The Common Lounge
9910 109 St.
780 452 7333

Food: 4 of 5 stars
Ambience: 3 of 5 stars
Service: 3 of 5 stars

Dinner for two (not including drinks or tips), basic $45, loaded $65.

Many a pub has opted to be a self-declared “gastro-pub," when nothing but hot sauce has been added to the ketchup.

So what a treat to find The Common Lounge, on the downtown side of the High Level Bridge, is a true blue gastro-pub, i.e. a drinking establishment with food that rivals any of the better bistros. And it has great skinny fries to boot.

The Common dances on a tightrope, a balancing act few others would dare try. From noon to early evening the bright and cheerful pub is a haven for foodies. By night a room divider slides back to reveal a dance pub with a DJ. The kitchen stays open until 11 p.m. with the same eclectic day-time menu … including unusual bar snacks like truffle and thyme buttered popcorn, fresh-cut home fries, Asian sticky ribs and poutine with braised pork and caramelized onions.

The Common has character. Under different owners, it was once the 9th Street Bistro – a late-night haunt of the late, great premier Ralph Klein. Unlike most pubs, it’s airy and light with a stylish foyer, though the stools, tables and booths are of your basic bar.

Nothing tells you of The Common’s culinary pre-disposition but the menu. Then the light comes on. Chef Jesse Morrison-Gauthier is no dispenser of frozen fries, but an artistic kitchen wizard.

What other pub in town offers tandoori calamari, arctic char tartare, and mussels steamed in a black bean and thyme cider sauce as appetizers, each as good as they sound?

On two different visits to The Common, I ate or sampled eight different dishes. Not one was a disappointment, most were delightful. If the dish was a standard, something was different. The fish ‘n’ chips were so light as to suggest air had been pumped between the batter and the filet. The fish itself was top quality, its accompanying sauces - pickled onion and an aioli/avocado paste/salad greens dip – equally tasty.

Rarely have I seen and sampled such a creative and unusual antipasto plate. The meats were good cold cuts, but mixed with the green olives were dark, ripe, sweetly-brined cherries. By the cheeses were poached pear slices. On top of the salami sat tiny watermelon rectangles. The fruit flavours re-defined antipasto. Well done, chef Jesse.

The mussels were velvety, almost smoky thanks to the pungent cider sauce. The arctic char was all you could ask a fish tartare to be; light, cool, softly seasoned with added character in a mound of caramelized onion and shredded pear, wasabi aioli and puffy shrimp crackers substituting for the usual crostini.

Finally, there's the chicken and waffle, an American dish that’s all the rage. I don't quite "get" chicken and waffle, but its aficionados declare the Common version with goat cheese and a spicy blackberry sauce, to be the best in town.
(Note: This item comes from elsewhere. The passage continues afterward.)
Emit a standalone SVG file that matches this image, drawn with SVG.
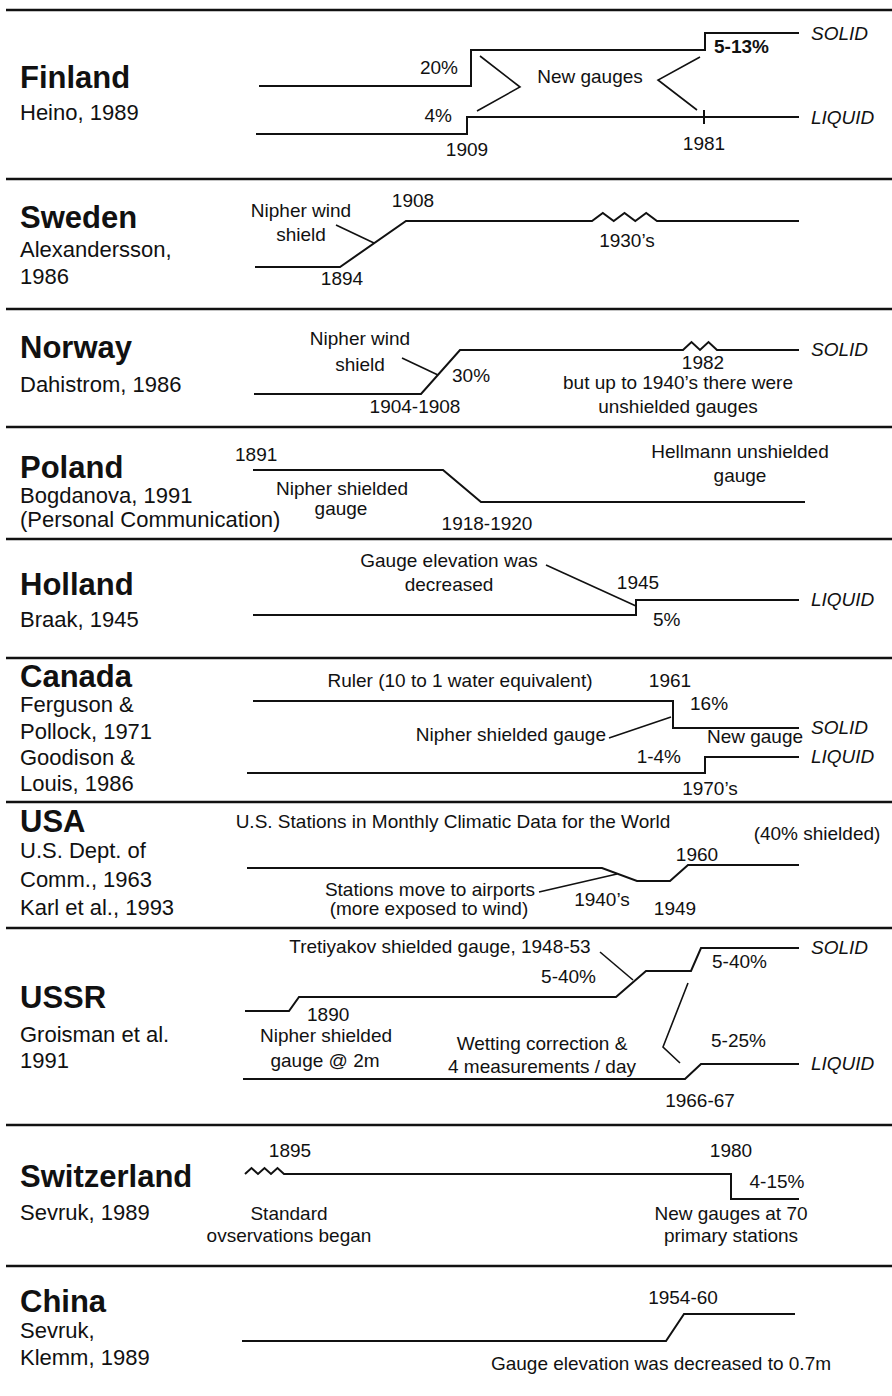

The Common’s kitchen must be busy into the night, for this is darned fine food to drink by. The starters may appear pricey, $14 to $18 for the hot ones, but are generous and well worth a few extra loonies. The mains represent excellent value, $15 to $19 for dishes that in a high-end bistro would start at $20 and spiral upwards

* The Sorrentino's restaurant group is offering one last evening of its value-packed "Porchetta (Pork) Party" summer special on Aug 29. The July edition featured a delicate brined and herbed shoulder of pork, scalloped potatoes, mixed greens, toasted ciabatta bun halves soaked in garlic butter and a tiramisu dessert ... all served family style for the grand price of $20 a person including a glass of wine.